Private View Blog: Is private equity the ideal way to tap into African growth?
Private equity seems well suited to opening up the African continent to foreign investors, but deal flows remain small
In May 2000 The Economist’s cover featured the outline of Africa filled with an image of a guerrilla soldier brandishing an RPG under the headline ‘The Hopeless Continent’.
But times, and perceptions, have changed. In December 2011, the same publication ran another cover story on the continent, but this time proclaiming ‘Africa rising’.
Since the start of the new millennium, Africa’s GDP has been rising by around 5 per cent a year and real income per capita more than 2 per cent. The population is expected to rise from around 1bn today to 2.5bn by 2060 with a young and increasingly urbanised workforce. The growth of China and India has seen a rise in demand for commodities, which Africa has in abundance.
The economic fundamentals seem compelling, but how are investors best able to capture the opportunities?

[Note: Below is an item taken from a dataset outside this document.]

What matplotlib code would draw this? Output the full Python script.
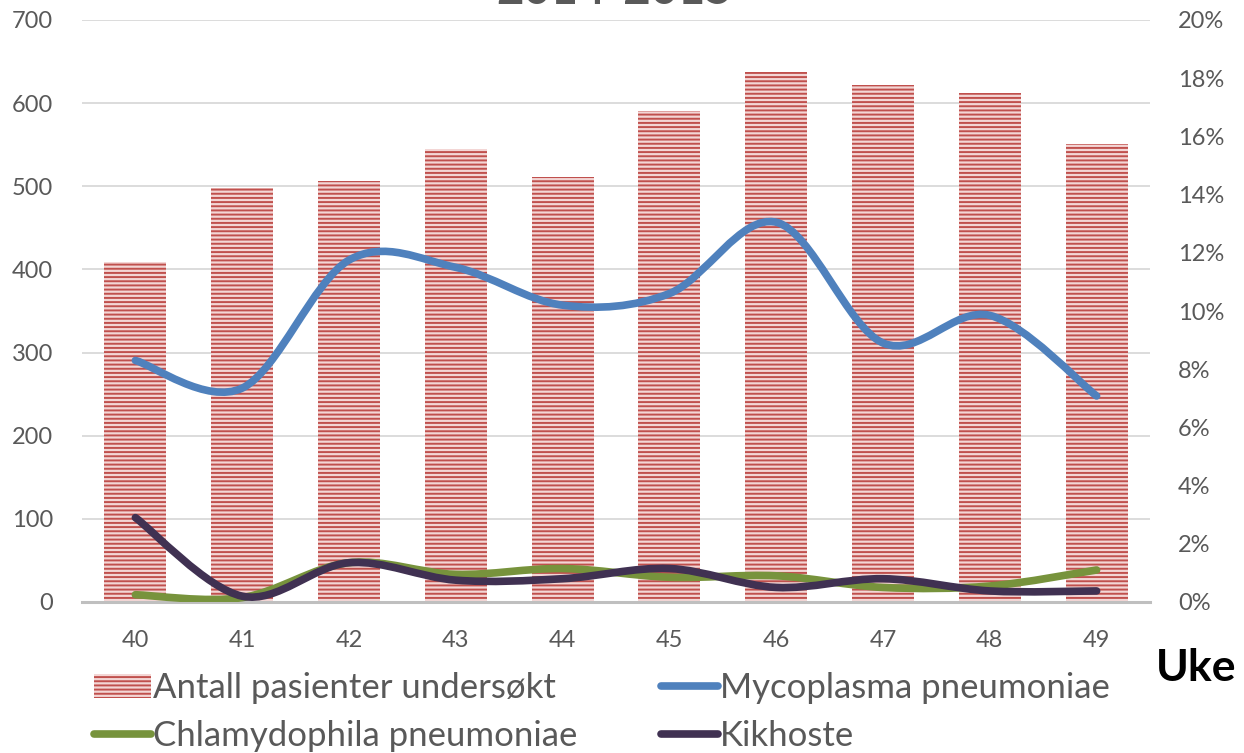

Although a number of African countries have now established stock exchanges, liquidity remains an issue. According to the World Federation of Exchanges, in July 2019 the Johannesburg Stock Exchange had a monthly turnover of $370bn, but that of the next largest bourse on the continent, in Nigeria, was just $44bn, with $14bn for the Egyptian Stock Exchange, the third largest.
Moreover, the listed markets are not really representative of the underlying economies, argues Paul Boynton, CEO of Old Mutual Alternative Investments.
“Probably only two listed markets, Egypt and South Africa, are really representative of the economy as a whole,” he says. “In fact, what you do see is businesses often come to market through a European exchange.”
In addition, many local businesses in Africa prefer to remain private. So are investors better off taking that route into Africa?
Not many have taken the path, says Mr Boynton. Investors with exposure to listed global emerging market funds, for example, may have some African exposure, but in the private space, most people have nothing. “Those who have chosen to have an allocation have chosen to be different,” he says.
The potential may be there, but returns in the continent’s private equity space have been “uncompelling” in recent years, when compared to other markets, admits Mr Boynton. Yet he insists that “levels of opportunity remain extraordinary”, while other private markets have been “run very hard” and may be in line for a correction.
The number of deals in Africa has been on the rise, though the value of those deals has not, and remain small by global standards.
Mr Boynton reports that investors who once steered clear of Africa are now interested in discussing the continent, but getting them to part with their money is another matter entirely.
The huge problem with Africa is jurisdictional risk across the 54 different countries, he says. But the situation is improving. Many African governments have worked hard to reform their economies and financial systems, and private equity can give investors an active, on-the-ground stewardship of their exposure.
There is also the impact investing aspect to consider. Africa is a continent with myriad social issues to address, and private equity investors can certainly target their money into areas that will do real good.
The opportunities in Africa are undeniable, and there is no doubt that investors are underexposed to a region that is expected to see huge growth in the coming decades, no matter what happens to the global economy.
Investing in Africa brings risk. But those who are able to be patient, and find the right partners with real local knowledge, should find private equity a rewarding way of tapping into that growth, and may be able to help society at the same time.